How can one calculate the winding number of a polygon given as a list of vertices in some (counter-clockwise or clockwise) order?
The complexity of the algorithm must be linear time.
How can one calculate the winding number of a polygon given as a list of vertices in some (counter-clockwise or clockwise) order?
The complexity of the algorithm must be linear time.
The winding number $w$ of a polygon has to be calculated around a certain point $P$. Since your question is ambiguous, I'll suppose you've already determined $P$.
Given a list of n vertices $v_0, v_1, ... v_{n-1},v_0$ (notice $v_n = v_0$) given in counter-clockwise order, a simple linear way to calculate the winding number is $$ w = \frac {1}{2\pi}\sum_{i=0}^{n-1} \theta_{v_i,v_{i+1}}$$ where $\theta_{v_i,v_{i+1}}$ is the angle between $\vec{v_iP}$ and $\vec{v_{i+1}P}$, which you can obtain using dot product and arcosines.

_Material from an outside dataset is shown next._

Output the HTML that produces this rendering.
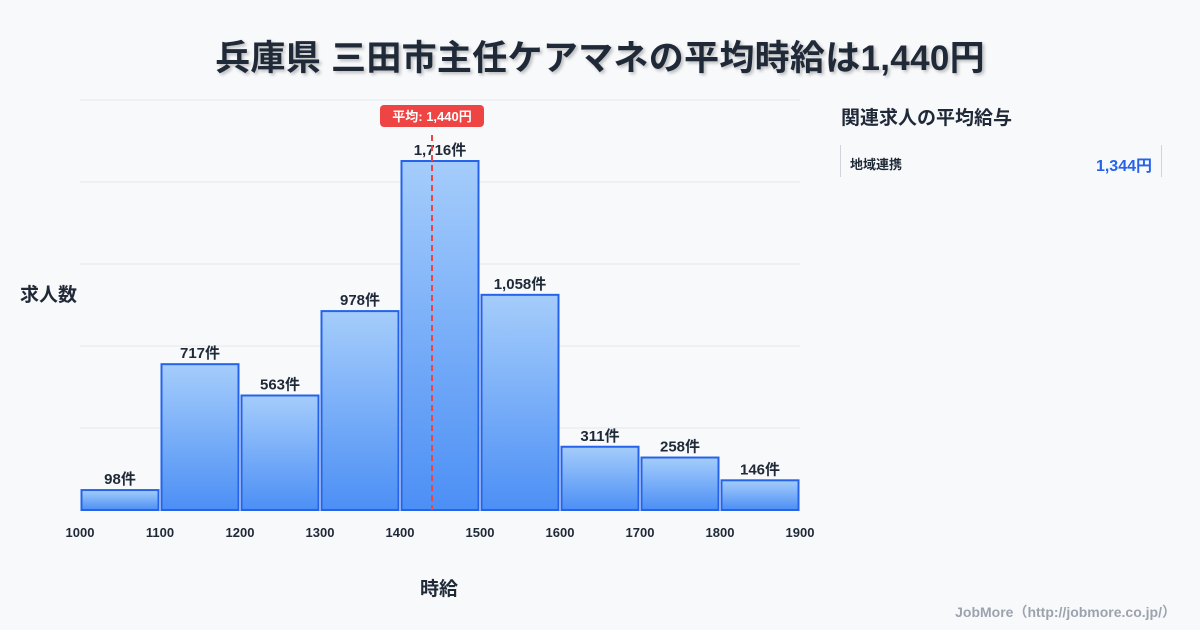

Your second solution consists of casting a ray $R$ from $P$. The winding number of your polygon can then be calculated as the number of edges $E_+$ that cross $R$ going counter clockwise, minus the number of edges $E_-$ that cross $R$ going clockwise.
I.e.: $w = E_+ - E_-$
If you want further insight (and proof) on how to determine $E_+$ and $E_-$, I highly suggest you research the "point in polygon" problem and the "crossing number" often associated with that problem.